Au Canada, les exploitants des sables bitumineux et même le gouvernement albertain ont commencé à subir les effets de ce virage financier. En mai 2020, le grand fonds souverain norvégien a annoncé qu’il avait complété le retrait de ses investissements dans ce secteur, lui qui n’achetait déjà plus d’obligations de l’Alberta à cause de son niveau trop élevé d’émissions de gaz à effet de serre (GES). Les banques HSBC et BNP Paribas ont dit qu’elles n’investiraient plus dans de nouveaux projets et le plus grand gestionnaire d’actifs au monde, BlackRock, n’en fera plus dans des entreprises du secteur des sables bitumineux.
Une Caisse verte
Le 23 septembre 2019, de très grands assureurs et fonds de retraite annoncent à New York la création d’une alliance, sous l’égide de l’ONU. Leur but : avoir des portefeuilles carboneutres dès 2050 et ainsi contribuer à l’accélération de la mise en œuvre des engagements de l’Accord de Paris sur le climat. Un des 12 fondateurs n’est nul autre que la Caisse de dépôt et placement du Québec.

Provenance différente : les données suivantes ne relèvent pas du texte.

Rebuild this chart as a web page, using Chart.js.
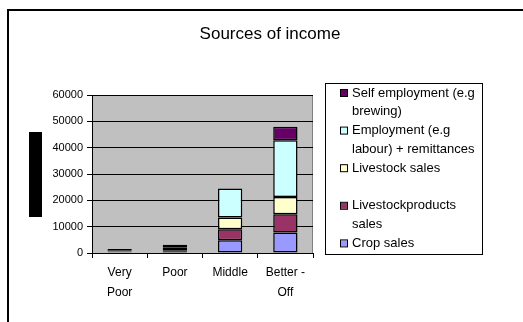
<!DOCTYPE html>
<html lang="en">
<head>
    <meta charset="UTF-8">
    <title>Sources of income</title>
    <style>
        body { margin: 0; background: #fff; }
    </style>
</head>
<body>
    <script src="https://cdn.jsdelivr.net/npm/chart.js@4.4.1/dist/chart.umd.min.js"></script>
    <canvas id="income" width="523" height="322"></canvas>
    <script>
        // values
        var categories = [['Very', 'Poor'], 'Poor', 'Middle', ['Better -', 'Off']];
        var cropSales = [300, 400, 4800, 7800];
        var livestockProductSales = [200, 300, 4200, 6900];
        var livestockSales = [200, 300, 4500, 6600];
        var employment = [200, 1200, 11000, 21500];
        var selfEmployment = [600, 900, 0, 5100];
        var yTicks = [0, 10000, 20000, 30000, 40000, 50000, 60000];

        var fontFamily = '"Liberation Sans", Arial, sans-serif';

        function series(label, lines, values, colour) {
            return {
                label: label,
                legendLines: lines,
                data: values,
                backgroundColor: colour,
                borderColor: '#000',
                borderWidth: 1.5,
                borderSkipped: false
            };
        }

        var data = {
            labels: categories,
            datasets: [
                series('Crop sales', ['Crop sales'], cropSales, '#9999FF'),
                series('Livestockproducts sales', ['Livestockproducts', 'sales'], livestockProductSales, '#993366'),
                series('Livestock sales', ['Livestock sales', ''], livestockSales, '#FFFFCC'),
                series('Employment (e.g labour) + remittances', ['Employment (e.g', 'labour) + remittances'], employment, '#CCFFFF'),
                series('Self employment (e.g brewing)', ['Self employment (e.g', 'brewing)'], selfEmployment, '#660066')
            ]
        };

        // frame, grey plot area, title, blacked-out axis title, legend box
        var excelLook = {
            id: 'excelLook',
            beforeDraw: function (chart) {
                var ctx = chart.ctx, a = chart.chartArea;
                ctx.save();
                ctx.fillStyle = '#fff';
                ctx.fillRect(0, 0, chart.width, chart.height);
                ctx.fillStyle = '#000';
                ctx.fillRect(7, 9, 2, chart.height - 9);
                ctx.fillRect(7, 9, chart.width - 7, 2);
                ctx.fillStyle = '#C0C0C0';
                ctx.fillRect(a.left, a.top, a.right - a.left, a.bottom - a.top);
                ctx.strokeStyle = '#808080';
                ctx.beginPath();
                ctx.moveTo(a.right - 0.5, a.top);
                ctx.lineTo(a.right - 0.5, a.bottom);
                ctx.stroke();
                ctx.restore();
            },
            afterDraw: function (chart) {
                var ctx = chart.ctx;
                ctx.save();
                ctx.fillStyle = '#000';
                ctx.font = '17px ' + fontFamily;
                ctx.textAlign = 'center';
                ctx.textBaseline = 'middle';
                ctx.fillText('Sources of income', 270, 34);

                // axis title is a black block in the source
                ctx.fillRect(29, 132, 13, 85);

                // legend
                ctx.strokeStyle = '#000';
                ctx.lineWidth = 1;
                ctx.strokeRect(325.5, 83.5, 157, 171);
                ctx.font = '13px ' + fontFamily;
                ctx.textAlign = 'left';
                var y = 93, lh = 18.8;
                var sets = chart.data.datasets.slice().reverse();
                sets.forEach(function (ds) {
                    ctx.fillStyle = ds.backgroundColor;
                    ctx.fillRect(341, y - 3, 6, 6);
                    ctx.strokeRect(340.5, y - 3.5, 7, 7);
                    ctx.fillStyle = '#000';
                    ds.legendLines.forEach(function (line, i) {
                        ctx.fillText(line, 352, y + i * lh);
                    });
                    y += ds.legendLines.length * lh;
                });
                ctx.restore();
            }
        };

        var options = {
            responsive: false,
            animation: false,
            layout: {
                padding: { left: 0, right: 210, top: 95, bottom: 19 }
            },
            datasets: {
                bar: {
                    categoryPercentage: 1,
                    barPercentage: 0.44
                }
            },
            scales: {
                x: {
                    stacked: true,
                    grid: {
                        drawOnChartArea: false,
                        drawTicks: true,
                        tickLength: 5,
                        color: '#000'
                    },
                    border: { color: '#000' },
                    ticks: {
                        color: '#000',
                        padding: 5,
                        maxRotation: 0,
                        font: { family: fontFamily, size: 12, lineHeight: 1.65 }
                    },
                    afterFit: function (scale) { scale.height = 50; }
                },
                y: {
                    stacked: true,
                    min: 0,
                    max: 60000,
                    afterBuildTicks: function (scale) {
                        scale.ticks = yTicks.map(function (v) { return { value: v }; });
                    },
                    grid: {
                        color: '#000',
                        tickLength: 5
                    },
                    border: { color: '#000' },
                    ticks: {
                        color: '#000',
                        padding: 4,
                        font: { family: fontFamily, size: 11 },
                        callback: function (value) { return String(value); }
                    },
                    afterFit: function (scale) { scale.width = 92; }
                }
            },
            plugins: {
                legend: { display: false },
                title: { display: false },
                tooltip: { enabled: false }
            }
        };

        window.onload = function () {
            var ctx = document.getElementById('income').getContext('2d');
            window.incomeChart = new Chart(ctx, {
                type: 'bar',
                data: data,
                options: options,
                plugins: [excelLook]
            });
        };
    </script>
</body>
</html>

Ce jour-là, le président de la Caisse, Michael Sabia, déclare que, « pour les investisseurs comme CDPQ, il existe de nombreuses occasions de générer un rendement commercial en investissant dans des solutions sobres en carbone et de travailler avec les sociétés en portefeuille pour décarboniser leurs activités ».
C’est en 2017 que la Caisse met en place une stratégie d’investissements pour faire face au défi climatique. Elle prévoit alors d’augmenter de 80 % en trois ans ses investissements sobres en carbone et de réduire de 25 % en huit ans l’intensité carbone de chaque dollar investi. Elle a dépassé le premier et est en voie d’atteindre le second.

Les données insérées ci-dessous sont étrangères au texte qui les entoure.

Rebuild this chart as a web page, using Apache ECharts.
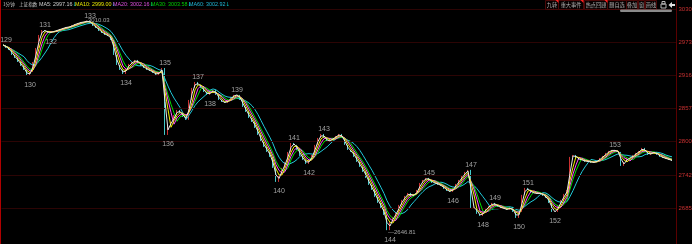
<!DOCTYPE html>
<html><head><meta charset="utf-8">
<script src="https://cdn.jsdelivr.net/npm/echarts@6/dist/echarts.min.js"></script>
<style>html,body{margin:0;padding:0;background:#000;}#c{width:692px;height:244px;}</style>
</head><body><div id="c"></div>
<script>
// ---- data ----
const closes = [
2967.7,2962.5,2959.0,2950.3,2945.1,2938.2,2931.3,2924.4,2914.0,2920.9,
2938.2,2962.5,2985.0,2993.6,2991.9,2988.4,2990.2,2991.9,2993.6,2995.4,
2997.1,2998.8,2998.8,3002.3,3004.0,3005.8,3007.5,3007.5,3010.0,3005.8,
3000.6,2997.1,2991.9,2988.4,2985.0,2983.2,2976.3,2950.3,2933.0,2924.4,
2917.4,2927.8,2934.8,2938.2,2941.7,2936.5,2931.3,2927.8,2924.4,2922.6,
2919.2,2915.7,2920.9,2927.8,2811.8,2829.1,2834.3,2846.4,2855.1,2849.9,
2843.0,2837.8,2872.4,2893.2,2903.6,2898.4,2893.2,2886.3,2881.1,2886.3,
2889.7,2881.1,2872.4,2868.9,2867.2,2872.4,2877.6,2881.1,2881.1,2872.4,
2860.3,2851.6,2841.2,2834.3,2823.9,2811.8,2799.7,2791.0,2782.3,2773.7,
2754.6,2730.4,2742.5,2754.6,2765.0,2782.3,2797.9,2794.5,2785.8,2775.4,
2768.5,2761.6,2768.5,2777.1,2794.5,2806.6,2813.5,2806.6,2799.7,2803.1,
2806.6,2810.0,2813.5,2806.6,2794.5,2785.8,2782.3,2773.7,2765.0,2756.4,
2747.7,2737.3,2725.2,2716.5,2704.4,2694.0,2685.3,2673.2,2646.8,2661.1,
2669.8,2678.4,2690.5,2699.2,2706.1,2711.3,2706.1,2707.9,2716.5,2728.6,
2733.8,2737.3,2733.8,2728.6,2728.6,2725.2,2723.4,2718.3,2714.8,2713.1,
2720.0,2726.9,2733.8,2740.8,2747.7,2751.2,2685.3,2687.1,2675.0,2671.5,
2678.4,2685.3,2688.8,2694.0,2690.5,2687.1,2685.3,2683.6,2681.9,2687.1,
2678.4,2668.0,2678.4,2707.9,2720.0,2716.5,2711.3,2711.3,2709.6,2711.3,
2706.1,2702.7,2694.0,2678.4,2678.4,2690.5,2699.2,2709.6,2716.5,2773.7,
2777.1,2771.9,2768.5,2768.5,2765.0,2766.7,2763.3,2765.0,2766.7,2771.9,
2775.4,2780.6,2784.1,2785.8,2784.1,2782.3,2758.1,2765.0,2771.9,2771.9,
2777.1,2780.6,2784.1,2789.3,2782.3,2777.1,2780.6,2782.3,2777.1,2773.7,
2771.9,2770.2,2768.5,2766.7
];
const categories = closes.map((_, i) => String(i)).concat(['']);
const waveNames = ['129','130','131','132','133','134','135','136','137','138','139','140','141','142','143','144','145','146','147','148','149','150','151','152','153'];
const waveIdx   = [0,8,13,15,28,40,53,54,64,68,77,91,96,101,106,128,141,149,155,159,163,171,174,183,203];
const extremeIdx  = [28, 128];
const extremeText = ['3010.03', '—2646.81'];
const tickValues = [3030, 2972.5, 2915, 2857.5, 2800, 2742.5, 2685];
const tickLabels = ['3030','2973','2916','2857','2800','2742','2685'];
const curPrice = 2836;
const curLabel = '2836';
const maNames   = ['MA5','MA10','MA20','MA30','MA60'];
const maValues  = ['2997.16','2999.00','3002.16','3003.58','3002.92'];
const maWindows = [2,3,4,5,8];
const buttons = ['九转','重大事件','热点回顾','删自选','叠加','窗','画线'];

// ---- derived ----
const candles = closes.map((c, i) => {
  const o = i === 0 ? c : closes[i - 1];
  return [o, c, Math.min(o, c), Math.max(o, c)];
});
function ma(arr, w) {
  return arr.map((v, i) => {
    const s = arr.slice(Math.max(0, i - w + 1), i + 1);
    return +(s.reduce((a, b) => a + b, 0) / s.length).toFixed(2);
  });
}
const maColors = ['#e8e8e8', '#f0f000', '#ff50ff', '#00e000', '#20c8d8'];
const headColors = ['#d0d0d0', '#e8e800', '#e050e0', '#00d000', '#20b8d8'];

const chart = echarts.init(document.getElementById('c'), null, {renderer: 'canvas'});

const maSeries = [];
for (let k = maNames.length - 1; k >= 0; k--) {
  maSeries.push({
    type: 'line', name: maNames[k], data: ma(closes, maWindows[k]),
    showSymbol: false, symbol: 'none', z: 3 + (maNames.length - k),
    lineStyle: {width: 1, color: maColors[k]}, silent: true
  });
}

const waveData = waveIdx.map((ix, j) => ({
  value: [ix, closes[ix]],
  label: {
    formatter: waveNames[j],
    position: j % 2 === 0 ? 'top' : 'bottom',
    distance: j % 2 === 0 ? 1 : 6,
    offset: [3, 0]
  }
}));
const extremeData = extremeIdx.map((ix, j) => ({
  value: [ix, closes[ix]],
  label: {formatter: extremeText[j], position: 'right', distance: 1, offset: [0, j === 0 ? 0 : 2]}
}));

const markData = tickValues.map((v, i) => ({
  yAxis: v,
  label: {formatter: tickLabels[i]}
}));
markData.push({
  yAxis: curPrice,
  lineStyle: {opacity: 0},
  label: {formatter: curLabel, backgroundColor: '#5a2e96', color: '#ffb0b0', padding: [1, 2, 0, 1], distance: 0}
});

// header graphic
const headX = [39, 75, 113, 151, 189];
const graphics = [
  {type: 'rect', shape: {x: 0, y: 0, width: 1, height: 244}, style: {fill: '#b00000'}, z: 100},
  {type: 'rect', shape: {x: 676, y: 0, width: 1, height: 244}, style: {fill: '#5a0000'}, z: 100},
  {type: 'text', x: 3, y: 2, style: {text: '1分钟', fill: '#c8c8c8', font: '4.6px "Noto Sans CJK SC"'}, z: 100},
  {type: 'text', x: 19, y: 2, style: {text: '上证指数', fill: '#c8c8c8', font: '4.6px "Noto Sans CJK SC"'}, z: 100}
];
maNames.forEach((n, k) => {
  graphics.push({
    type: 'text', x: headX[k], y: 2, z: 100,
    style: {
      text: '{v|' + n + ': ' + maValues[k] + '}{a|↓}',
      rich: {
        v: {fill: headColors[k], font: '5.4px "Liberation Sans"'},
        a: {fill: '#00c0c0', font: '5.4px "DejaVu Sans"'}
      }
    }
  });
});
const btnX = [545, 558, 584, 607, 626, 638, 645];
const btnW = [13, 25, 23, 19, 11, 6, 11];
buttons.forEach((b, k) => {
  graphics.push({type: 'rect', shape: {x: btnX[k] + 0.5, y: 0.5, width: btnW[k], height: 9}, style: {fill: '#080000', stroke: '#4a0808', lineWidth: 1}, z: 100});
  graphics.push({type: 'text', x: btnX[k] + btnW[k] / 2 + 0.5, y: 5, style: {text: b, fill: '#b0b0b0', font: '5.2px "Noto Sans CJK SC"', align: 'center', verticalAlign: 'middle'}, z: 101});
  if (k < 3) graphics.push({type: 'polygon', shape: {points: [[btnX[k] + btnW[k] - 2.5, 0], [btnX[k] + btnW[k] + 0.5, 0], [btnX[k] + btnW[k] + 0.5, 3]]}, style: {fill: '#ff2020'}, z: 102});
});
graphics.push(
  {type: 'rect', shape: {x: 661, y: 4, width: 5, height: 4}, style: {fill: 'none', stroke: '#b8b8b8', lineWidth: 1}, z: 100},
  {type: 'rect', shape: {x: 662, y: 1.5, width: 3, height: 2.5}, style: {fill: 'none', stroke: '#b8b8b8', lineWidth: 1}, z: 100},
  {type: 'polygon', shape: {points: [[668.5, 5], [672, 2], [672, 8]]}, style: {fill: '#e0e0e0'}, z: 100},
  {type: 'rect', shape: {x: 672, y: 4, width: 3, height: 2}, style: {fill: '#e0e0e0'}, z: 100},
  {type: 'rect', shape: {x: 620, y: 9.5, width: 52, height: 2.5, r: 1.2}, style: {fill: '#8a8a8a'}, z: 100}
);

chart.setOption({
  backgroundColor: '#000',
  animation: false,
  grid: {left: 1.5, right: 15.5, top: 0, bottom: 3},
  xAxis: {type: 'category', data: categories, boundaryGap: true, show: false},
  yAxis: {type: 'value', position: 'right', min: 2628, max: 3045.6, show: false},
  graphic: graphics,
  series: [
    {
      type: 'candlestick', data: candles, barMaxWidth: 1, z: 2, silent: true,
      itemStyle: {color: '#ff3c3c', color0: '#54fcfc', borderColor: '#ff3c3c', borderColor0: '#54fcfc', borderWidth: 0.8},
      markLine: {
        silent: true, symbol: 'none', animation: false,
        lineStyle: {color: '#2c0404', type: 'solid', width: 1},
        label: {position: 'end', color: '#c83030', fontSize: 6, fontFamily: 'Liberation Sans', distance: 2},
        data: markData
      }
    }
  ].concat(maSeries).concat([
    {
      type: 'scatter', data: waveData, symbolSize: 0, z: 20, silent: true,
      label: {show: true, color: '#c8c8c8', fontSize: 7, fontFamily: 'Liberation Sans'}
    },
    {
      type: 'scatter', data: extremeData, symbolSize: 0, z: 21, silent: true,
      label: {show: true, color: '#c8c8c8', fontSize: 6, fontFamily: 'Liberation Sans'}
    }
  ])
});
</script></body></html>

Pour y arriver, la Caisse privilégie « la décarbonisation des actifs » plutôt que le désinvestissement, explique Geneviève Bouthillier, vice-présidente, moyennes entreprises privées et investissement durable, à la CDPQ. « Désinvestir est une solution de dernier recours, car cela nous fait perdre notre voix à la table. Si on est présent, on peut, à travers notre politique de vote ou autrement, influer sur la stratégie de décarbonisation de l’entreprise. » La Caisse a un « effet de levier et elle l’utilise ».
Sa seconde piste est évidemment de faire de nouveaux investissements dans des « actifs sobres en carbone ». Un plan clair de transition énergétique et de décarbonisation sera aussi important que le portrait de départ de l’entreprise, précise-t-elle. Pour un gestionnaire de fonds de pension, il faut qu’une entreprise puisse offrir un rendement stable à long terme. « Une entreprise très intense en carbone ne peut avoir un rendement à long terme qui soit soutenable, explique la haute gestionnaire. Si on veut ce rendement soutenable à long terme, il faut se tourner vers des entreprises engagées dans la transition énergétique. »
La rémunération des gestionnaires de la CDPQ est par ailleurs influencée par la performance de leur équipe en matière de respect du budget carbone alloué à chacune.